Tom Wenseleers <Tom.Wenseleers at ...> writes:

> 
> Dear all,
> Further to my previous message it appears that there might be a
>  problem with the case where you set use.u=T
> (to also simulate random effects) in bootMer.
> This appears to be the case judging from the fact that when I try
> 
> boo2 <- bootMer(gmm, ICCfun, nsim = 500,use.u=T,type="parametric")    
>       # parametric bootstrapping
> mean(boo2$t) # mean from bootstrap runs = 0.03165166
> 
> the mean from the parametric bootrap runs (0.03165166) 
> is much lower than that obtained from the original
> model (0.095):
> ICC1 <- ICCfun(gmm) 
> ICC1				# intraclass correlation=0.095
> 

> I then tried coding colony as a fixed factor, but that fails
> altogether, irrespective of whether one sets use.u to TRUE or FALSE:

  This failure occurs because when colony is a fixed factor, there
is no "colony" component, and no "patriline:colony" component.  See
below where I get approximately the same estimate of ICC by
computing the mean square difference among colonies from the fixed-effect
parameter.

   I don't know exactly what's going on with the bootstrap
distributions of ICC, but my guess is that it's *not* a bug in
the implementation of bootMer (although I could always be wrong).
I think it's some combination of bias in the estimate and
possibly Jensen's inequality in the computation of the ICC (i.e.
even if the estimates of the parameters are unbiased, the estimate
of the ICC won't necessarily be ...)

  I would be curious how the results from MCMCglmm, which should
have a different set of biases, or the results from a simulation
study with known ICC, would line up with this example ...

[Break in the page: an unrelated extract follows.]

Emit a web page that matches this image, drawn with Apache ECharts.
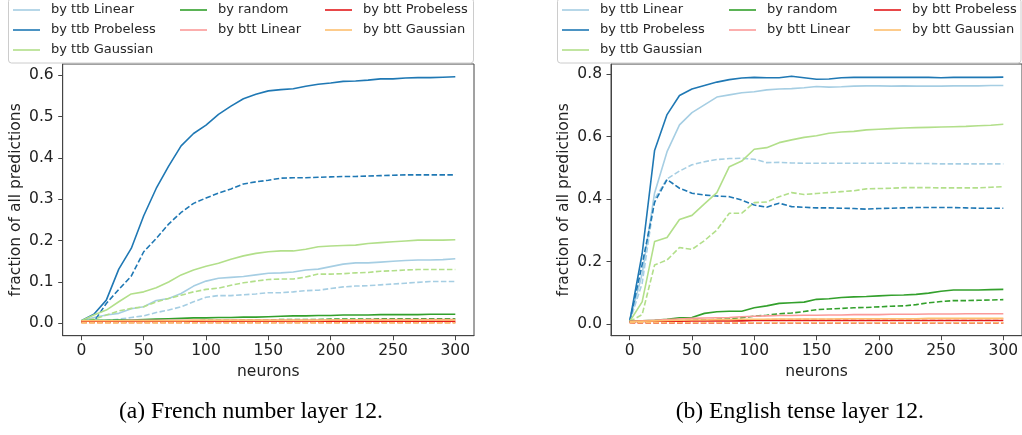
<!DOCTYPE html>
<html><head><meta charset="utf-8">
<script src="https://cdn.jsdelivr.net/npm/echarts@6/dist/echarts.min.js"></script>
<style>html,body{margin:0;padding:0;background:#fff}#c{width:1022px;height:435px}</style>
</head><body><div id="c"></div><script>
// ---------- data ----------
const NEURONS = [0,10,20,30,40,50,60,70,80,90,100,110,120,130,140,150,160,170,180,190,200,210,220,230,240,250,260,270,280,290,300];
const X_TICKS = [0,50,100,150,200,250,300];
const Y_TICKS_FR = [0,0.1,0.2,0.3,0.4,0.5,0.6];
const Y_TICKS_EN = [0,0.2,0.4,0.6,0.8];
const SERIES_NAMES = ['by ttb Linear','by ttb Probeless','by ttb Gaussian','by random','by btt Linear','by btt Probeless','by btt Gaussian'];
const CAPTION_FR = '(a) French number layer 12.';
const CAPTION_EN = '(b) English tense layer 12.';

// (a) French number layer 12 — solid and dashed variants
const FR_ttbLinear      = [0.006,0.014,0.020,0.024,0.035,0.040,0.055,0.060,0.072,0.090,0.102,0.109,0.111,0.113,0.117,0.121,0.122,0.124,0.129,0.131,0.137,0.143,0.146,0.146,0.148,0.150,0.152,0.153,0.153,0.154,0.156];
const FR_ttbLinear_d    = [0.003,0.005,0.007,0.010,0.014,0.018,0.026,0.032,0.040,0.052,0.063,0.067,0.067,0.069,0.071,0.074,0.074,0.076,0.079,0.080,0.084,0.088,0.090,0.091,0.093,0.095,0.097,0.099,0.101,0.101,0.101];
const FR_ttbProbeless   = [0.006,0.022,0.056,0.131,0.181,0.260,0.326,0.380,0.429,0.459,0.479,0.505,0.525,0.543,0.554,0.562,0.565,0.567,0.573,0.578,0.581,0.585,0.586,0.588,0.591,0.591,0.593,0.594,0.594,0.595,0.596];
const FR_ttbProbeless_d = [0.004,0.004,0.048,0.082,0.114,0.173,0.205,0.240,0.268,0.290,0.303,0.315,0.325,0.337,0.342,0.346,0.351,0.352,0.352,0.353,0.354,0.355,0.355,0.356,0.357,0.358,0.359,0.359,0.359,0.359,0.359];
const FR_ttbGaussian    = [0.006,0.020,0.032,0.052,0.071,0.076,0.086,0.100,0.117,0.129,0.138,0.145,0.155,0.163,0.169,0.173,0.175,0.175,0.179,0.185,0.187,0.188,0.189,0.193,0.195,0.197,0.199,0.201,0.201,0.201,0.202];
const FR_ttbGaussian_d  = [0.006,0.010,0.020,0.030,0.036,0.040,0.052,0.060,0.068,0.076,0.082,0.085,0.092,0.098,0.102,0.106,0.107,0.107,0.112,0.119,0.119,0.120,0.122,0.123,0.126,0.127,0.129,0.130,0.130,0.130,0.130];
const FR_random         = [0.006,0.007,0.007,0.008,0.008,0.009,0.010,0.011,0.012,0.013,0.013,0.014,0.014,0.015,0.015,0.016,0.017,0.018,0.018,0.019,0.019,0.020,0.020,0.020,0.021,0.021,0.021,0.021,0.022,0.022,0.022];
const FR_random_d       = [0.003,0.003,0.004,0.004,0.005,0.005,0.005,0.006,0.006,0.006,0.007,0.007,0.007,0.008,0.008,0.008,0.009,0.009,0.009,0.009,0.010,0.010,0.010,0.010,0.011,0.011,0.011,0.011,0.011,0.011,0.011];
const FR_bttLinear      = [0.006,0.006,0.006,0.006,0.007,0.007,0.007,0.007,0.007,0.007,0.007,0.007,0.008,0.008,0.008,0.008,0.008,0.008,0.008,0.008,0.008,0.008,0.008,0.009,0.009,0.009,0.009,0.009,0.009,0.009,0.009];
const FR_bttLinear_d    = [0.003,0.003,0.003,0.003,0.003,0.003,0.003,0.003,0.004,0.004,0.004,0.004,0.004,0.004,0.004,0.004,0.004,0.004,0.004,0.004,0.004,0.004,0.004,0.004,0.004,0.004,0.004,0.004,0.004,0.004,0.004];
const FR_bttProbeless   = [0.005,0.005,0.005,0.005,0.005,0.005,0.005,0.005,0.005,0.005,0.005,0.005,0.005,0.005,0.005,0.005,0.005,0.005,0.005,0.005,0.005,0.005,0.005,0.005,0.005,0.005,0.005,0.005,0.005,0.005,0.005];
const FR_bttProbeless_d = [0.002,0.002,0.002,0.002,0.002,0.002,0.002,0.002,0.002,0.002,0.002,0.002,0.002,0.002,0.002,0.002,0.002,0.002,0.002,0.002,0.002,0.002,0.002,0.002,0.002,0.002,0.002,0.002,0.002,0.002,0.002];
const FR_bttGaussian    = [0.006,0.006,0.006,0.006,0.006,0.006,0.006,0.006,0.006,0.007,0.007,0.007,0.007,0.007,0.007,0.007,0.007,0.007,0.007,0.007,0.008,0.008,0.008,0.008,0.008,0.008,0.008,0.008,0.008,0.008,0.008];
const FR_bttGaussian_d  = [0.001,0.001,0.001,0.001,0.001,0.001,0.001,0.001,0.001,0.001,0.001,0.001,0.001,0.001,0.001,0.001,0.001,0.001,0.001,0.001,0.001,0.001,0.001,0.001,0.001,0.001,0.001,0.001,0.001,0.001,0.001];

// (b) English tense layer 12
const EN_ttbLinear      = [0.008,0.160,0.420,0.552,0.638,0.677,0.702,0.727,0.734,0.741,0.744,0.750,0.753,0.754,0.757,0.761,0.759,0.760,0.762,0.763,0.763,0.762,0.763,0.762,0.762,0.762,0.763,0.763,0.763,0.764,0.764];
const EN_ttbLinear_d    = [0.008,0.130,0.400,0.465,0.490,0.510,0.520,0.527,0.530,0.531,0.528,0.517,0.518,0.516,0.515,0.515,0.515,0.515,0.515,0.515,0.515,0.515,0.515,0.514,0.514,0.513,0.513,0.513,0.513,0.513,0.513];
const EN_ttbProbeless   = [0.008,0.225,0.556,0.671,0.732,0.753,0.764,0.775,0.783,0.788,0.790,0.789,0.789,0.794,0.789,0.784,0.785,0.789,0.790,0.790,0.790,0.790,0.790,0.790,0.790,0.789,0.790,0.790,0.790,0.790,0.791];
const EN_ttbProbeless_d = [0.008,0.190,0.390,0.463,0.435,0.419,0.413,0.410,0.408,0.397,0.381,0.374,0.387,0.376,0.374,0.372,0.372,0.371,0.370,0.368,0.370,0.371,0.372,0.373,0.373,0.373,0.373,0.372,0.371,0.371,0.371];
const EN_ttbGaussian    = [0.008,0.071,0.264,0.277,0.335,0.348,0.385,0.421,0.504,0.522,0.560,0.565,0.581,0.590,0.598,0.603,0.611,0.615,0.617,0.622,0.624,0.626,0.628,0.629,0.630,0.631,0.632,0.633,0.635,0.637,0.640];
const EN_ttbGaussian_d  = [0.008,0.030,0.189,0.205,0.245,0.239,0.267,0.301,0.355,0.355,0.389,0.391,0.408,0.421,0.415,0.418,0.421,0.424,0.427,0.433,0.434,0.435,0.437,0.437,0.437,0.436,0.436,0.436,0.436,0.438,0.440];
const EN_random         = [0.008,0.010,0.012,0.015,0.020,0.021,0.034,0.039,0.041,0.041,0.052,0.058,0.066,0.068,0.070,0.079,0.081,0.085,0.087,0.088,0.090,0.092,0.093,0.095,0.099,0.105,0.109,0.109,0.109,0.110,0.111];
const EN_random_d       = [0.006,0.007,0.008,0.009,0.010,0.012,0.013,0.015,0.017,0.020,0.025,0.028,0.033,0.035,0.040,0.046,0.048,0.050,0.052,0.053,0.055,0.057,0.058,0.062,0.068,0.072,0.075,0.075,0.076,0.077,0.078];
const EN_bttLinear      = [0.008,0.010,0.012,0.014,0.016,0.018,0.019,0.020,0.021,0.023,0.025,0.026,0.027,0.027,0.028,0.028,0.029,0.029,0.030,0.030,0.030,0.031,0.031,0.031,0.032,0.032,0.032,0.033,0.033,0.033,0.033];
const EN_bttLinear_d    = [0.006,0.007,0.008,0.009,0.010,0.011,0.011,0.012,0.012,0.013,0.013,0.014,0.014,0.014,0.015,0.015,0.015,0.015,0.016,0.016,0.016,0.016,0.016,0.016,0.017,0.017,0.017,0.017,0.017,0.017,0.017];
const EN_bttProbeless   = [0.008,0.008,0.009,0.009,0.009,0.010,0.010,0.010,0.010,0.010,0.011,0.011,0.011,0.011,0.011,0.011,0.011,0.011,0.011,0.011,0.011,0.011,0.011,0.011,0.011,0.011,0.011,0.011,0.011,0.011,0.011];
const EN_bttProbeless_d = [0.004,0.003,0.003,0.003,0.003,0.003,0.003,0.003,0.003,0.003,0.003,0.003,0.003,0.003,0.003,0.003,0.003,0.003,0.003,0.003,0.003,0.003,0.003,0.003,0.003,0.003,0.003,0.003,0.003,0.003,0.003];
const EN_bttGaussian    = [0.008,0.009,0.010,0.011,0.012,0.013,0.013,0.014,0.014,0.015,0.015,0.015,0.016,0.016,0.016,0.016,0.016,0.017,0.017,0.017,0.017,0.017,0.017,0.017,0.018,0.018,0.018,0.018,0.018,0.018,0.018];
const EN_bttGaussian_d  = [0.004,0.004,0.004,0.004,0.004,0.004,0.004,0.004,0.004,0.004,0.004,0.004,0.004,0.004,0.004,0.004,0.004,0.004,0.004,0.004,0.004,0.004,0.004,0.004,0.004,0.004,0.004,0.004,0.004,0.004,0.004];

// ---------- styling ----------
const COLORS = ['#a6cee3','#1f78b4','#b2df8a','#33a02c','#fb9a99','#e31a1c','#fdbf6f'];
const FONT = 'DejaVu Sans';
const AX = '#444';

const FR_SETS = [[FR_ttbLinear,FR_ttbLinear_d],[FR_ttbProbeless,FR_ttbProbeless_d],[FR_ttbGaussian,FR_ttbGaussian_d],[FR_random,FR_random_d],[FR_bttLinear,FR_bttLinear_d],[FR_bttProbeless,FR_bttProbeless_d],[FR_bttGaussian,FR_bttGaussian_d]];
const EN_SETS = [[EN_ttbLinear,EN_ttbLinear_d],[EN_ttbProbeless,EN_ttbProbeless_d],[EN_ttbGaussian,EN_ttbGaussian_d],[EN_random,EN_random_d],[EN_bttLinear,EN_bttLinear_d],[EN_bttProbeless,EN_bttProbeless_d],[EN_bttGaussian,EN_bttGaussian_d]];

function pairs(vals){ return NEURONS.map((n,i)=>[n, vals[i]]); }
const series = [];
[FR_SETS, EN_SETS].forEach((sets, g) => {
  sets.forEach((pair, k) => {
    [0,1].forEach(d => {
      series.push({
        type:'line', name: d ? SERIES_NAMES[k] + ' (dashed)' : SERIES_NAMES[k],
        xAxisIndex:g, yAxisIndex:g, data: pairs(pair[d]),
        showSymbol:false, symbol:'none', animation:false, silent:true,
        color: COLORS[k], itemStyle:{color:COLORS[k]},
        lineStyle:{color:COLORS[k], width:1.6, type: d ? [5.5,2.4] : 'solid', cap:'butt', join:'round'},
        z: 2 + k
      });
    });
  });
});

function xAxis(g){
  return {type:'value', gridIndex:g, min:-15, max:315,
    name:'neurons', nameLocation:'middle', nameGap:24,
    nameTextStyle:{fontFamily:FONT, fontSize:15.5, color:'#222'},
    axisLine:{show:true, onZero:false, lineStyle:{color:AX, width:1}},
    axisTick:{show:true, customValues:X_TICKS, length:4.5, lineStyle:{color:AX}},
    axisLabel:{customValues:X_TICKS, fontFamily:FONT, fontSize:15.5, color:'#222', margin:7, formatter:v=>String(v)},
    splitLine:{show:false}};
}
function yAxis(g, ticks, min, max){
  return {type:'value', gridIndex:g, min:min, max:max,
    name:'fraction of all predictions', nameLocation:'middle', nameGap:39, nameRotate:90,
    nameTextStyle:{fontFamily:FONT, fontSize:15.5, color:'#222'},
    axisLine:{show:true, onZero:false, lineStyle:{color:AX, width:1}},
    axisTick:{show:true, customValues:ticks, length:4.5, lineStyle:{color:AX}},
    axisLabel:{customValues:ticks, fontFamily:FONT, fontSize:15.5, color:'#222', margin:9, formatter:v=>v.toFixed(1)},
    splitLine:{show:false}};
}

// legend layout: column x positions per panel, row centres, column-major placement
const LEG_FR = {cols:[13,180,325]};
const LEG_EN = {cols:[562,729,874]};
const ROWS = [11, 31, 51];
const COLPOS = [[0,0],[0,1],[0,2],[1,0],[1,1],[2,0],[2,1]];
const legends = [];
[LEG_FR, LEG_EN].forEach(L => {
  SERIES_NAMES.forEach((nm, k) => {
    const [c, r] = COLPOS[k];
    legends.push({show:true, data:[nm], left:L.cols[c], top:ROWS[r]-7.5, padding:0,
      orient:'horizontal', icon:'rect', itemWidth:27, itemHeight:1.6, selectedMode:false, z:10,
      textStyle:{fontFamily:FONT, fontSize:13, color:'#262626', padding:[0,0,0,6]}});
  });
});

const chart = echarts.init(document.getElementById('c'), null, {renderer:'canvas'});
chart.setOption({
  animation:false,
  backgroundColor:'#fff',
  grid:[
    {left:62.7, top:64, width:411.3, height:271.7, show:true, borderColor:AX, borderWidth:1, backgroundColor:'transparent'},
    {left:611, top:64, width:411.3, height:271.7, show:true, borderColor:AX, borderWidth:1, backgroundColor:'transparent'}
  ],
  xAxis:[xAxis(0), xAxis(1)],
  yAxis:[yAxis(0, Y_TICKS_FR, -0.03, 0.627), yAxis(1, Y_TICKS_EN, -0.0375, 0.833)],
  legend: legends,
  series: series,
  graphic:[
    {type:'rect', z:1, shape:{x:8.5, y:-1.5, width:465, height:64.5, r:3}, style:{fill:'rgba(255,255,255,0.85)', stroke:'#cccccc', lineWidth:1}},
    {type:'rect', z:1, shape:{x:557.5, y:-1.5, width:463.5, height:64.5, r:3}, style:{fill:'rgba(255,255,255,0.85)', stroke:'#cccccc', lineWidth:1}},
    {type:'text', z:5, style:{x:251, y:411.5, text:CAPTION_FR, fontFamily:'Liberation Serif', fontSize:23.6, fill:'#000', textAlign:'center', textVerticalAlign:'middle'}},
    {type:'text', z:5, style:{x:799.8, y:411.5, text:CAPTION_EN, fontFamily:'Liberation Serif', fontSize:23.6, fill:'#000', textAlign:'center', textVerticalAlign:'middle'}}
  ]
});
</script></body></html>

gmm <- glmer(trait~(1|colony/patriline), 
    family = binomial(link="logit"), data = dataset )
gmm2<- glmer(trait~colony+(1|patriline), 
    family = binomial(link="logit"), data = dataset )

## And estimated the intraclass correlation using:
ICCfun <- function(.,type=1) {
    vcor=VarCorr(.)  # variance components
    if (type==1) {
        bpatrvar=vcor[["patriline:colony"]]  #  among patriline(colony) variance
        bcolvar=vcor[["colony"]]  # among colony variance
    } else {
        bpatrvar=vcor[["patriline"]]
        ## difference between colonies, squared, / (n-1) [n=2]
        bcolvar <- (fixef(.)["colony"])^2  
    }
    if (family(gmm)$link=="probit") errvar=1 else errvar=(pi^2)/3
    ## # error variance is (pi^2)/3 for
    ## binomial logit model, and 1 for binomial probit model
    ##  (Snijders & Bosker 1999)
    c(bpatrvar/(bpatrvar+bcolvar+errvar)) # intraclass correlation
}

## wrapper
ICCfun2 <- function(.) ICCfun(.,type=2)

(ICC1 <- ICCfun(gmm))

set.seed(101)
boo2 <- bootMer(gmm, ICCfun, nsim = 500,use.u=TRUE,
                .progress="txt",PBargs=list(style=3))
mean(boo2$t) # mean from bootstrap runs = 0.03165166

head(boo2d <- as.data.frame(boo2))
hist(boo2d[[1]],breaks=50,col="gray")

(ICC1 <- ICCfun(gmm) )
(ICC2 <- ICCfun2(gmm2))
boo3A <- bootMer(gmm2, ICCfun2, nsim = 500,use.u=TRUE)
hist(as.data.frame(boo3A)[[1]],breaks=50,col="gray")

boo3B <- bootMer(gmm2, ICCfun2, nsim = 500,use.u=FALSE)
hist(as.data.frame(boo3B)[[1]],breaks=50,col="gray")

dotplot(ranef(gmm2))
qqnorm(ranef(gmm2)[[1]][,1])

library(ggplot2)
d <- rbind(data.frame(w="use.u_TRUE",x=as.data.frame(boo3A)[[1]]),
           data.frame(w="use.u_FALSE",x=as.data.frame(boo3B)[[1]]))
ggplot(d,aes(x,fill=w))+geom_histogram(position="identity",alpha=0.4)+
    theme_set(theme_bw())